BHP has announced a record final dividend of 78 US cents per share but the global miner’s underlying profit has narrowly fallen short of expectations.
The ASX-listed titan more than doubled its full-year net profit to $US8.31 billion ($A12.27 billion) for the year to June 30 on the back of strong iron ore prices and easing losses associated with the 2015 Samarco dam disaster.
But BHP’s underlying profit from continuing operations fell by 2.0 per cent to $US9.46 billion following the divestment of US shale assets, short of consensus estimates of $US9.73 billion.
Including the shale assets, the company’s underlying profit was 2.0 per cent higher than last year’s result at $US9.1 billion but under consensus expectations of $US9.4 billion.
Nevertheless, the company declared a final dividend of 78 US cents per share, up from 63 US cents a year ago, for a full-year dividend of $US2.35 per share.
BHP said the final payout was on top of a record US$17 billion it had already returned to shareholders in FY19.
Chief executive Andrew Mackenzie said the full-year result would provide the company with the momentum needed to prosper, even as the trade war between China and the US weighs on commodity prices.
“We continue to enjoy strong sales to China … but while (the tension) continues it is putting a bit of a dampener on world economic growth,” Mr McKenzie said.
“I believe we have built a company that will survive and will prosper.”
BHP said it expected China’s economic growth to slow modestly but the company believed the impact of weaker exports would be partially offset by easier monetary and fiscal policy.
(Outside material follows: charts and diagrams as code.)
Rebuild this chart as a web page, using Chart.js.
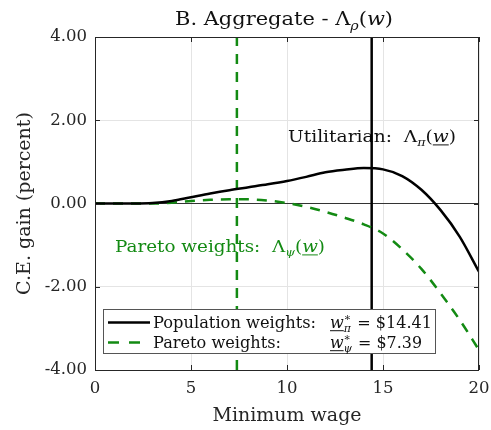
<!DOCTYPE html>
<html>
<head>
<meta charset="utf-8">
<script src="https://cdn.jsdelivr.net/npm/chart.js@4.4.1/dist/chart.umd.min.js"></script>
<style>
  html, body { margin: 0; padding: 0; background: #fff; }
  #wrap { width: 491px; height: 430px; }
</style>
</head>
<body>
<div id="wrap"><canvas id="myChart"></canvas></div>
<script>
// minimum wage grid (dollars)
const wages = [0, 1, 2, 3, 4, 5, 6, 7, 8, 9, 10, 11, 12, 13, 14, 15, 16, 17, 18, 19, 20];
// C.E. gain in percent, population (utilitarian) weights
const utilGain = [0, 0, 0, 0.01, 0.06, 0.15, 0.24, 0.32, 0.39, 0.46, 0.54, 0.64, 0.75, 0.81, 0.85, 0.82, 0.66, 0.33, -0.16, -0.8, -1.64];
// C.E. gain in percent, Pareto weights
const paretoGain = [0, 0, 0, 0, 0.02, 0.06, 0.09, 0.1, 0.1, 0.07, 0.01, -0.08, -0.2, -0.34, -0.5, -0.72, -1.1, -1.57, -2.16, -2.8, -3.52];
// optimal minimum wages
const optPop = 14.41;
const optPareto = 7.39;
const xTicks = [0, 5, 10, 15, 20];
const yTicks = [-4, -2, 0, 2, 4];

const GREEN = '#138a13';
const FONT = 'DejaVu Serif';

Chart.defaults.font.family = FONT;
Chart.defaults.color = '#262626';

function pts(ys) { return wages.map((w, i) => ({ x: w, y: ys[i] })); }
function vline(v) { return [{ x: v, y: yTicks[0] }, { x: v, y: yTicks[yTicks.length - 1] }]; }

// draws a run of text parts, some in math style (italic, sub/superscript, underline)
function rich(ctx, parts, x, y, size, color, width) {
  const fontOf = (k) => {
    const small = (k === 'sb' || k === 'sp' || k === 'ss');
    const it = (k === 'i' || k === 'u' || k === 'sb' || k === 'ss');
    return (it ? 'italic ' : '') + (small ? size * 0.68 : size) + 'px "' + FONT + '"';
  };
  let total = 0;
  const widths = parts.map(([t, k]) => {
    if (k === 'ss') {
      ctx.font = fontOf('sp'); const a = ctx.measureText(t[0]).width;
      ctx.font = fontOf('sb'); const b = ctx.measureText(t[1]).width;
      return Math.max(a, b) + 1;
    }
    ctx.font = fontOf(k);
    return ctx.measureText(t).width;
  });
  widths.forEach(w => total += w);
  const sx = width ? width / total : 1;
  ctx.save();
  ctx.translate(x, y);
  ctx.scale(sx, 1);
  ctx.fillStyle = color;
  ctx.strokeStyle = color;
  ctx.textBaseline = 'alphabetic';
  ctx.textAlign = 'left';
  let cx = 0;
  parts.forEach(([t, k], i) => {
    if (k === 'ss') {
      ctx.font = fontOf('sp'); ctx.fillText(t[0], cx, -size * 0.42);
      ctx.font = fontOf('sb'); ctx.fillText(t[1], cx, size * 0.28);
    } else {
      ctx.font = fontOf(k);
      const dy = k === 'sb' ? size * 0.25 : (k === 'sp' ? -size * 0.42 : 0);
      ctx.fillText(t, cx, dy);
      if (k === 'u') {
        ctx.lineWidth = 1;
        ctx.beginPath();
        ctx.moveTo(cx, size * 0.2); ctx.lineTo(cx + widths[i], size * 0.2);
        ctx.stroke();
      }
    }
    cx += widths[i];
  });
  ctx.restore();
}

const texts = {
  id: 'texts',
  beforeDatasetsDraw(chart) {
    const ctx = chart.ctx;
    rich(ctx, [['B. Aggregate - Λ', 'n'], ['ρ', 'sb'], ['(', 'n'], ['w', 'i'], [')', 'n']], 175, 25, 19, '#111', 218);
    rich(ctx, [['Utilitarian:  Λ', 'n'], ['π', 'sb'], ['(', 'n'], ['w', 'u'], [')', 'n']], 288, 141.5, 17, '#111', 168);
    rich(ctx, [['Pareto weights:  Λ', 'n'], ['ψ', 'sb'], ['(', 'n'], ['w', 'u'], [')', 'n']], 115, 251.5, 17, GREEN, 210);
  },
  afterDatasetsDraw(chart) {
    const { ctx, chartArea: a, scales: { x, y } } = chart;
    ctx.save();
    // box and inward ticks
    ctx.strokeStyle = '#262626';
    ctx.lineWidth = 1;
    ctx.strokeRect(a.left + 0.5, a.top + 0.5, a.right - a.left - 1, a.bottom - a.top);
    ctx.beginPath();
    xTicks.forEach(v => {
      const px = Math.round(x.getPixelForValue(v)) + 0.5;
      ctx.moveTo(px, a.bottom); ctx.lineTo(px, a.bottom - 5);
      ctx.moveTo(px, a.top); ctx.lineTo(px, a.top + 5);
    });
    yTicks.forEach(v => {
      const py = Math.round(y.getPixelForValue(v)) + 0.5;
      ctx.moveTo(a.left, py); ctx.lineTo(a.left + 5, py);
      ctx.moveTo(a.right, py); ctx.lineTo(a.right - 5, py);
    });
    ctx.stroke();

    // legend
    ctx.fillStyle = '#fff';
    ctx.fillRect(103.5, 309.5, 332, 44);
    ctx.strokeStyle = '#555';
    ctx.strokeRect(103.5, 309.5, 332, 44);
    ctx.lineWidth = 2.5;
    ctx.strokeStyle = '#000';
    ctx.beginPath(); ctx.moveTo(108, 322.5); ctx.lineTo(150, 322.5); ctx.stroke();
    ctx.strokeStyle = GREEN;
    ctx.setLineDash([11, 10]);
    ctx.beginPath(); ctx.moveTo(108, 342.5); ctx.lineTo(150, 342.5); ctx.stroke();
    ctx.setLineDash([]);
    rich(ctx, [['Population weights:', 'n']], 153, 327.5, 16, '#111', 163);
    rich(ctx, [['w', 'u'], [['∗', 'π'], 'ss'], [' = $' + optPop.toFixed(2), 'n']], 330, 327.5, 16, '#111', 102);
    rich(ctx, [['Pareto weights:', 'n']], 153, 347.5, 16, '#111', 128);
    rich(ctx, [['w', 'u'], [['∗', 'ψ'], 'ss'], [' = $' + optPareto.toFixed(2), 'n']], 330, 347.5, 16, '#111', 92);
    ctx.restore();
  }
};

new Chart(document.getElementById('myChart'), {
  type: 'line',
  data: {
    datasets: [
      { label: 'Population weights', data: pts(utilGain), borderColor: '#000', borderWidth: 2.5, cubicInterpolationMode: 'monotone' },
      { label: 'Pareto weights', data: pts(paretoGain), borderColor: GREEN, borderWidth: 2.5, borderDash: [10, 8], cubicInterpolationMode: 'monotone' },
      { label: 'opt pop', data: vline(optPop), borderColor: '#000', borderWidth: 2.5 },
      { label: 'opt pareto', data: vline(optPareto), borderColor: GREEN, borderWidth: 2.5, borderDash: [10, 8] },
      { label: 'zero', data: [{ x: xTicks[0], y: 0 }, { x: xTicks[xTicks.length - 1], y: 0 }], borderColor: '#333', borderWidth: 1.2 }
    ]
  },
  options: {
    responsive: true,
    maintainAspectRatio: false,
    animation: false,
    events: [],
    elements: { point: { radius: 0 } },
    layout: { padding: { top: 37, right: 12, left: 0, bottom: 0 } },
    plugins: { legend: { display: false }, tooltip: { enabled: false } },
    scales: {
      x: {
        type: 'linear',
        min: 0, max: 20,
        afterBuildTicks: s => { s.ticks = xTicks.map(v => ({ value: v })); },
        afterFit: s => { s.height = 60; s.paddingLeft = 0; s.paddingRight = 0; },
        grid: { color: '#e4e4e4', drawTicks: false },
        border: { display: false },
        ticks: { font: { size: 16.5 }, padding: 9, maxRotation: 0 },
        title: { display: true, text: 'Minimum wage', font: { size: 19 }, padding: { top: 0, bottom: 3 } }
      },
      y: {
        type: 'linear',
        min: -4, max: 4,
        afterBuildTicks: s => { s.ticks = yTicks.map(v => ({ value: v })); },
        afterFit: s => { s.width = 95; s.paddingTop = 0; s.paddingBottom = 0; },
        grid: { color: '#e4e4e4', drawTicks: false },
        border: { display: false },
        ticks: { font: { size: 16.5 }, padding: 8, callback: v => v.toFixed(2) },
        title: { display: true, text: 'C.E. gain (percent)', font: { size: 19 }, padding: { top: 14, bottom: 0 } }
      }
    }
  },
  plugins: [texts]
});
</script>
</body>
</html>
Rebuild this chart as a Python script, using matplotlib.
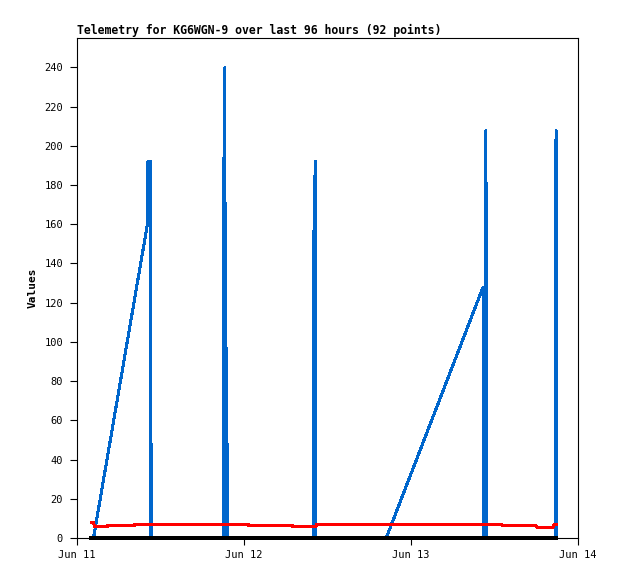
import matplotlib
matplotlib.use("Agg")
import matplotlib.pyplot as plt
import matplotlib.dates as mdates
import numpy as np
import pandas as pd

# Telemetry samples, hours after Jun 11 00:00
base = pd.Timestamp("2024-06-11 00:00")

blue_hours = [2.08, 2.37, 10.12, 10.19, 10.55, 10.60, 10.64, 10.70, 10.72,
              21.03, 21.08, 21.25, 21.32, 21.46, 21.52, 21.61, 21.67,
              33.95, 34.00, 34.24, 34.31, 44.44,
              58.36, 58.42, 58.58, 58.65, 58.77, 58.84,
              68.77, 68.84, 68.90]
blue_vals = [0, 0, 160, 192, 192, 0, 48, 48, 0,
             0, 177, 240, 0, 97, 0, 48, 0,
             0, 145, 192, 0, 0,
             128, 0, 48, 0, 208, 0,
             0, 208, 0]

red_hours = [2.08, 2.37, 2.51, 4.38, 4.40, 8.26, 8.28, 24.62, 24.64, 30.94, 30.96,
             34.38, 34.40, 61.09, 61.11, 65.97, 65.99, 68.41, 68.56, 68.84]
red_vals = [8.0, 8.0, 6.0, 6.0, 6.3, 6.3, 6.9, 6.9, 6.5, 6.5, 6.0,
            6.0, 6.9, 6.9, 6.3, 6.3, 5.6, 5.6, 6.9, 6.9]

black_hours = [2.08, 68.84]
black_vals = [0, 0]

y_ticks = list(range(0, 241, 20))
x_ticks = ["2024-06-11", "2024-06-12", "2024-06-13", "2024-06-14"]
title = "Telemetry for KG6WGN-9 over last 96 hours (92 points)"


def to_time(hours):
    return base + pd.to_timedelta(hours, unit="h")


plt.rcParams["font.family"] = ["DejaVu Sans Mono"]

fig = plt.figure(figsize=(6.18, 5.79), dpi=100)
ax = fig.add_axes([77 / 618, 41 / 579, 501 / 618, 500 / 579])

lw = 1.44
ax.plot(to_time(blue_hours), blue_vals, color="#0066cc", lw=lw, antialiased=False, zorder=2)
ax.plot(to_time(red_hours), red_vals, color="#ff0000", lw=lw, antialiased=False, zorder=3)
ax.plot(to_time(black_hours), black_vals, color="#000000", lw=1.6, antialiased=False,
        zorder=4, clip_on=False)

ax.set_xlim(pd.Timestamp(x_ticks[0]), pd.Timestamp(x_ticks[-1]))
ax.set_ylim(0, 255)
ax.set_yticks(y_ticks)
ax.set_xticks(pd.to_datetime(x_ticks))
ax.xaxis.set_major_formatter(mdates.DateFormatter("%b %d"))

ax.tick_params(axis="both", direction="out", length=5, width=0.8, labelsize=7.5, color="black")
ax.tick_params(axis="y", pad=5)
ax.tick_params(axis="x", pad=4)
for s in ax.spines.values():
    s.set_linewidth(0.8)
    s.set_color("black")

ax.set_ylabel("Values", fontsize=8, fontweight="bold", labelpad=5)
ax.set_title(title, loc="left", fontsize=8.3, fontweight="bold", pad=3)

fig.savefig("out.png", dpi=100)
“Over the longer term, we expect China’s economic growth rate to decelerate as the working age population falls and the capital stock matures,” BHP said in its release to the ASX.
Mr Mackenzie said BHP’s review of its thermal coal segment was continuing but repeated the company did “not intend to invest to grow these businesses”.
In July, Mr Mackenzie announced BHP was spending $US400 million to create a climate investment program to reduce emissions from its own operations as well as those generated from its resources.
BHP’s revenue from continuing operations rose 3.0 per cent to $US44.3 billion, with higher commodity prices and record production from several sites offset by the impacts of Cyclone Veronica in Western Australia, resource headwinds and unplanned outages in the first half of the year.
Strong iron ore prices helped deliver $11.1 billion in pre-tax earnings for the segment, which was nearly half of the $23.2 billion in pre-tax earnings achieved across the group.
Exceptional losses associated with the Samarco incident eased to $US818 million from $US5.2 billion a year ago.
BHP’s ASX-listed shares dropped by 1.6 per cent to $35.67 within the first 30 minutes of trade on Tuesday, still 7.5 per cent higher than $33.17 a year ago.